Two cosmic objects transformed our galaxy forever in January 1992.
We had definitive proof of extrasolar planets, or exoplanets, orbiting an alien star for the first time: two rocky worlds whirling around a star 2,300 light-years away.
That number has exploded in the last 30 years. The historic confirmation of over 5,000 exoplanets. To be more specific, the NASA exoplanet collection now has 5,005 exoplanets, each with its own distinct characteristics.
Each of these exoplanets has been identified in peer-reviewed research and has been detected using a number of detection techniques or methods of analysis.
The pickings are rich for follow-up study to learn more about these worlds with new instruments, such as the James Webb Space Telescope, and upcoming Nancy Grace Roman Space Telescope.
“It’s not simply a number,” says astronomer Jessie Christiansen of the NASA Exoplanet Science Institute at Caltech. “Each of them is a brand-new world. I get enthusiastic about each one because we don’t know anything about them.”
The first two worlds ever confirmed, discovered by astronomers Alexander Wolszczan and Dale Frail, were exoplanets 4.3 and 3.9 times the mass of Earth, whirling around a dead star known as a millisecond pulsar, which sends out ‘beats’ or pulses of radio waves on millisecond timescales.
In 1994, a third exoplanet, 0.02 times the mass of Earth, was discovered orbiting the star now designated as Lich. The exoplanets were named Poltergeist, Phobetor, and Draugr, respectively.
The discovery suggested that the galaxy had to be teeming with the things. Pulsars are a type of neutron star: the dead cores of massive stars that have ejected most of their mass, then collapsed under their own gravity. Their formation process is pretty extreme, often involving colossal explosions.
“If you can find planets around a neutron star, planets have to be basically everywhere,” Wolszczan says. “The planet production process has to be very robust.”
But there was a catch.

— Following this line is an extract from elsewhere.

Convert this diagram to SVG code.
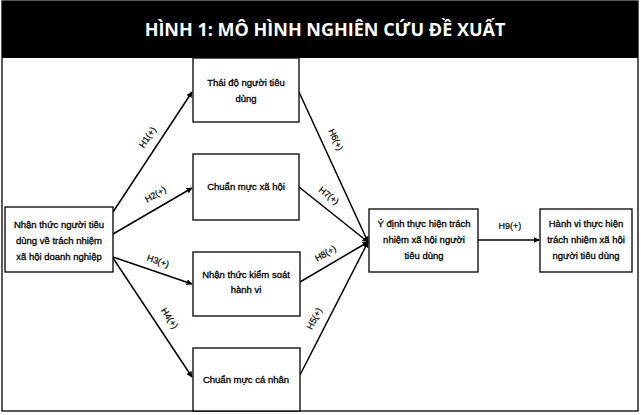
<svg xmlns="http://www.w3.org/2000/svg" width="641" height="415" viewBox="0 0 641 415">
<defs>
<marker id="ah" viewBox="0 0 10 10" refX="9" refY="5" markerWidth="6" markerHeight="6" markerUnits="userSpaceOnUse" orient="auto">
<path d="M0,0 L10,5 L0,10 z" fill="#000"/>
</marker>
<style>
.box{fill:#fff;stroke:#000;stroke-width:1.3}
.t{font-family:"Liberation Sans",Arial,sans-serif;font-size:9.5px;fill:#000;text-anchor:middle;stroke:#000;stroke-width:0.3}
.lbl{font-family:"Liberation Sans",Arial,sans-serif;font-size:9px;fill:#000;text-anchor:middle;stroke:#000;stroke-width:0.2}
.ln{stroke:#000;stroke-width:1.5;fill:none;marker-end:url(#ah)}
.title{font-family:"Open Sans","DejaVu Sans",sans-serif;font-weight:bold;font-size:18px;fill:#fff;text-anchor:middle}
</style>
</defs>
<rect x="0" y="0" width="641" height="415" fill="#fff"/>
<rect x="2" y="1" width="636" height="410" fill="none" stroke="#000" stroke-width="1.3"/>
<g id="title">
<rect x="2" y="1" width="636" height="57" fill="#000"/>
<text class="title" x="325" y="36">HÌNH 1: MÔ HÌNH NGHIÊN CỨU ĐỀ XUẤT</text>
</g>
<g id="connectors">
<line class="ln" x1="113" y1="212" x2="192" y2="92"/>
<line class="ln" x1="113" y1="234" x2="192" y2="188"/>
<line class="ln" x1="113" y1="257" x2="192" y2="284"/>
<line class="ln" x1="113" y1="258" x2="192" y2="377"/>
<line class="ln" x1="299" y1="92" x2="368" y2="242"/>
<line class="ln" x1="299" y1="187" x2="368" y2="242"/>
<line class="ln" x1="300" y1="282" x2="368" y2="242"/>
<line class="ln" x1="300" y1="375" x2="368" y2="242"/>
<line class="ln" x1="478" y1="240" x2="539" y2="240"/>
<text class="lbl" transform="translate(150,139) rotate(-56)">H1(+)</text>
<text class="lbl" transform="translate(157,197) rotate(-30)">H2(+)</text>
<text class="lbl" transform="translate(157,264) rotate(19)">H3(+)</text>
<text class="lbl" transform="translate(167,320) rotate(56)">H4(+)</text>
<text class="lbl" transform="translate(333,141) rotate(65)">H6(+)</text>
<text class="lbl" transform="translate(327,198) rotate(38)">H7(+)</text>
<text class="lbl" transform="translate(327,256) rotate(-30)">H8(+)</text>
<text class="lbl" transform="translate(317,320) rotate(-63)">H5(+)</text>
<text class="lbl" x="510" y="229">H9(+)</text>
</g>
<g id="n0">
<rect class="box" x="5" y="207" width="108" height="65"/>
<text class="t" x="59" y="228">Nhận thức người tiêu</text>
<text class="t" x="59" y="244">dùng về trách nhiệm</text>
<text class="t" x="59" y="260">xã hội doanh nghiệp</text>
</g>
<g id="n1">
<rect class="box" x="193" y="58" width="106" height="64"/>
<text class="t" x="246" y="86">Thái độ người tiêu</text>
<text class="t" x="246" y="102">dùng</text>
</g>
<g id="n2">
<rect class="box" x="193" y="154" width="106" height="66"/>
<text class="t" x="246" y="190">Chuẩn mực xã hội</text>
</g>
<g id="n3">
<rect class="box" x="193" y="252" width="107" height="64"/>
<text class="t" x="246" y="278">Nhận thức kiểm soát</text>
<text class="t" x="246" y="293">hành vi</text>
</g>
<g id="n4">
<rect class="box" x="193" y="348" width="107" height="63"/>
<text class="t" x="246" y="383">Chuẩn mực cá nhân</text>
</g>
<g id="n5">
<rect class="box" x="369" y="209" width="109" height="63"/>
<text class="t" x="424" y="227">Ý định thực hiện trách</text>
<text class="t" x="424" y="243">nhiệm xã hội người</text>
<text class="t" x="424" y="259">tiêu dùng</text>
</g>
<g id="n6">
<rect class="box" x="540" y="209" width="92" height="63"/>
<text class="t" x="586" y="227">Hành vi thực hiện</text>
<text class="t" x="586" y="243">trách nhiệm xã hội</text>
<text class="t" x="586" y="259">người tiêu dùng</text>
</g>
</svg>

The technique used to identify these exoplanets was based on the very regular timing of pulses from the star, which are altered very slightly by the gravitational influence of the orbiting bodies.
Alas, this technique is restricted to pulsars; it’s unsuitable for main-sequence stars that don’t have regular millisecond pulsations.

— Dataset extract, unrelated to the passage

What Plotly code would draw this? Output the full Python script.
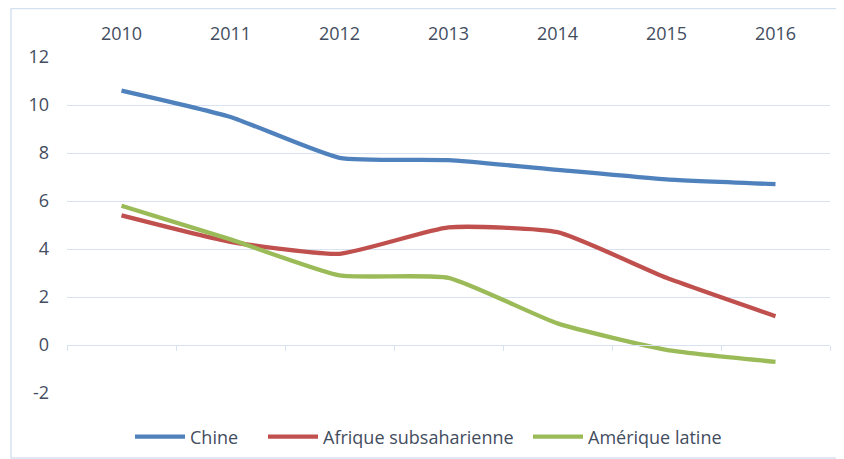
import plotly.graph_objects as go

years = ["2010", "2011", "2012", "2013", "2014", "2015", "2016"]
chine = [10.6, 9.5, 7.8, 7.7, 7.3, 6.9, 6.7]
afrique = [5.4, 4.3, 3.8, 4.9, 4.7, 2.8, 1.2]
amerique = [5.8, 4.4, 2.9, 2.8, 0.9, -0.2, -0.7]
y_ticks = [-2, 0, 2, 4, 6, 8, 10, 12]
y_labels = ["-2", "0", "2", "4", "6", "8", "10", "12"]

# page body has an 8px margin: the figure starts at (8, 8) in the window
OX, OY = 8, 8
W, H = 844 - OX, 459 - OY
# plot area in window pixels
L, R, T, B = 67, 830, 57, 393

text_col = "#434d60"
grid_col = "#d8e2f0"
font_family = "Open Sans, Lato, DejaVu Sans, sans-serif"


def px_x(p):
    return (p - L) / (R - L)


def px_y(p):
    return (B - p) / (B - T)


fig = go.Figure()
series = [("Chine", chine, "#4f81bd", "legend", 142),
          ("Afrique subsaharienne", afrique, "#c0504d", "legend2", 275),
          ("Amérique latine", amerique, "#9bbb59", "legend3", 540)]
for name, vals, col, lg, _ in series:
    fig.add_trace(go.Scatter(x=years, y=vals, name=name, mode="lines", legend=lg,
                             line=dict(color=col, width=4.3, shape="spline", smoothing=0.5)))

fig.add_trace(go.Scatter(x=years, y=[None]*len(years), xaxis="x2", showlegend=False,
                         hoverinfo="skip"))

ypos0 = (0 - y_ticks[0]) / (y_ticks[-1] - y_ticks[0])

legend_common = dict(orientation="h", xanchor="left", yanchor="middle", y=px_y(437),
                     font=dict(size=18, color=text_col), bgcolor="rgba(0,0,0,0)",
                     itemwidth=50)
legends = {}
for _, _, _, lg, xstart in series:
    legends[lg] = dict(legend_common, x=px_x(xstart - 12))

fig.update_layout(
    template="none",
    width=W, height=H,
    margin=dict(l=L - OX, r=844 - R, t=T - OY, b=459 - B, pad=0, autoexpand=False),
    paper_bgcolor="white", plot_bgcolor="white",
    font=dict(family=font_family, size=18, color=text_col),
    xaxis=dict(type="category", side="top", range=[-0.5, 6.5], showgrid=False,
               showline=False, ticks="", zeroline=False, automargin=False,
               tickfont=dict(size=18, color=text_col), ticklabelstandoff=12),
    xaxis2=dict(type="category", overlaying="x", anchor="free", position=ypos0,
                side="bottom", range=[-0.5, 6.5], showline=True, linecolor=grid_col,
                linewidth=1.2, ticks="outside", ticklen=5, tickcolor=grid_col,
                tickwidth=1.2, automargin=False,
                tickmode="array", tickvals=[i - 0.5 for i in range(8)],
                showticklabels=False, showgrid=False, zeroline=False),
    yaxis=dict(range=[-2, 12], tickvals=y_ticks, ticktext=y_labels, showgrid=True,
               gridcolor=grid_col, gridwidth=1.2, zeroline=False, showline=False,
               ticks="", automargin=False,
               tickfont=dict(size=18, color=text_col), ticklabelstandoff=17),
    shapes=[dict(type="rect", xref="paper", yref="paper",
                 x0=px_x(11), x1=px_x(837), y0=px_y(458), y1=px_y(8.5),
                 line=dict(color="#d5e1f0", width=1.5), layer="below")],
    showlegend=True,
    **legends,
)

fig.write_html("out.html")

However, when astronomer William Borucki of NASA pioneered the transit method, which observes faint, regular dips in starlight as an exoplanet passes between us and the host star, exoplanet science exploded.
The Kepler Space Telescope, launched in 2009, contributed over 3,000 confirmed exoplanets to the list, with another 3,000 candidates waiting in the wings.
In addition to the transit method, astronomers can study the gravitational effect exoplanets exert on their host stars. A star seems to ‘wobble’ slightly on the spot as the objects orbit a shared center of gravity, altering the wavelengths of its light.
Furthermore, if you know the mass of the star, you may infer the mass of the exoplanet by analyzing how much it wobbles; and, if you know how intrinsically bright a star is, you can infer the size of the exoplanet.
This is how we know there are exoplanets in the Universe that are quite different from those in our own solar system.
Hot Jupiters are enormous gas giants on incredibly close orbits around their stars, the proximity resulting in exoplanet temperatures that can be even hotter than some stars.
Mini Neptunes exist in the size and mass regime between Earth and Neptune and could be habitable. There are also super Earths, which are rocky like Earth but can have several times the mass.
Because studying exoplanets directly is difficult – they are small, very dim, very far away, and frequently very close to a bright star whose light drowns out whatever the exoplanet might reflect – we still don’t know a lot. There are also many worlds out there that are beyond our current detection thresholds.
But in the years ahead, those thresholds will retreat against the advance of technology and new analysis techniques, and we may find a variety of worlds beyond our wackiest dreams. Perhaps we’ll even unearth evidence of life outside the Solar System.
“I get a real feeling of satisfaction, and really of awe at what’s out there,” Borucki says.
“None of us expected this enormous variety of planetary systems and stars. It’s just amazing.”